A society committed to the notion that government is always bad will have bad government. And it doesn't have to be that way. — Paul Krugman

by Carrie (migeru at eurotrib dot com) on Fri Apr 7th, 2006 at 07:35:02 AM EST
[ Parent ]
Oh, and there is a major plot element in The Sweet Hereafter that is hidden in the same (chronological) way, with no apparent connection with the rest of the film until the very end.
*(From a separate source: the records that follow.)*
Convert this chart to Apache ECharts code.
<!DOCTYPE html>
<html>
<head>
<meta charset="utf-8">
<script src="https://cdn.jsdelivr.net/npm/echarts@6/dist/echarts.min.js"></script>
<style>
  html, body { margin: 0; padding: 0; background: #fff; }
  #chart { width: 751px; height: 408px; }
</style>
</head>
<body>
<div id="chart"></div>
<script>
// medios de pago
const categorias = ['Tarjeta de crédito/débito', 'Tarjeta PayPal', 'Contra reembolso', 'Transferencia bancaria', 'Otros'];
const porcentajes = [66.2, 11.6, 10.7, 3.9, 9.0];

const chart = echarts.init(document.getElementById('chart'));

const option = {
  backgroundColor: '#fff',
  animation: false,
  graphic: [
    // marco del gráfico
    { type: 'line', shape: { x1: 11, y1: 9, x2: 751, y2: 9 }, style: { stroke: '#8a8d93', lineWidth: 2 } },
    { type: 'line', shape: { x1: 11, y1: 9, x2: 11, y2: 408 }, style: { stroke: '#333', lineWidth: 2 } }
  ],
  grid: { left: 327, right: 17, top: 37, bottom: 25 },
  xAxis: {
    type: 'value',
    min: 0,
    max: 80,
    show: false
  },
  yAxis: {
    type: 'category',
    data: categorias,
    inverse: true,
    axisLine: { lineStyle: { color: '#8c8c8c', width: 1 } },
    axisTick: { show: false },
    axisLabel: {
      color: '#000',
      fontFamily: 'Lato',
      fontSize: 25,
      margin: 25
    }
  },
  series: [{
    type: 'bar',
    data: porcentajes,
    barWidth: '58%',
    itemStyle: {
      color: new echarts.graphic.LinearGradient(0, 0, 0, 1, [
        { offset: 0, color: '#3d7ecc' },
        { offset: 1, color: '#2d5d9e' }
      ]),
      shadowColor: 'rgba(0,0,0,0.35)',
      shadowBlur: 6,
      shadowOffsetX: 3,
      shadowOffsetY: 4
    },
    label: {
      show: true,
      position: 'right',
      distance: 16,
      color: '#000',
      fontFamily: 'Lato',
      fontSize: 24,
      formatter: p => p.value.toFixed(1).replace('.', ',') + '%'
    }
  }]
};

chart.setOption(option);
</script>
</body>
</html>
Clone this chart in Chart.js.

A society committed to the notion that government is always bad will have bad government. And it doesn't have to be that way. — Paul Krugman
by Carrie (migeru at eurotrib dot com) on Fri Apr 7th, 2006 at 07:38:03 AM EST
[ Parent ]
Migeru, I agree with you about Atom Egoyan and Ararat completely! The film construction reminds me pretty much of Memento, exactly because only at the very end do you get the whole picture.
Thanks for recommending also Exotica and The Sweet Hereafter!  
by Laura on Fri Apr 7th, 2006 at 07:30:23 AM EST
[ Parent ]
Give man a crowd (3 people) and somehow one or two of them can't seem to resist exploiting or abusing the other(s).  We are a savage and cruel species.

alohapolitics.com
by Keone Michaels on Fri Apr 7th, 2006 at 12:54:29 PM EST
This is why we need an absolute set of moral values and laws which aim at limitting this negative inclinations in our nature! That's the only way I see towards progress...
by Laura on Sat Apr 8th, 2006 at 11:01:42 AM EST
[ Parent ]
that is the role religion used to play in our culture

alohapolitics.com
by Keone Michaels on Sat Apr 8th, 2006 at 08:47:37 PM EST
[ Parent ]
But still, nowadays we need some international authority that will be monitoring the implementation of these laws, don't we? In this context do you think that ICJ, UN or whichever international body is capable of serving this purpose?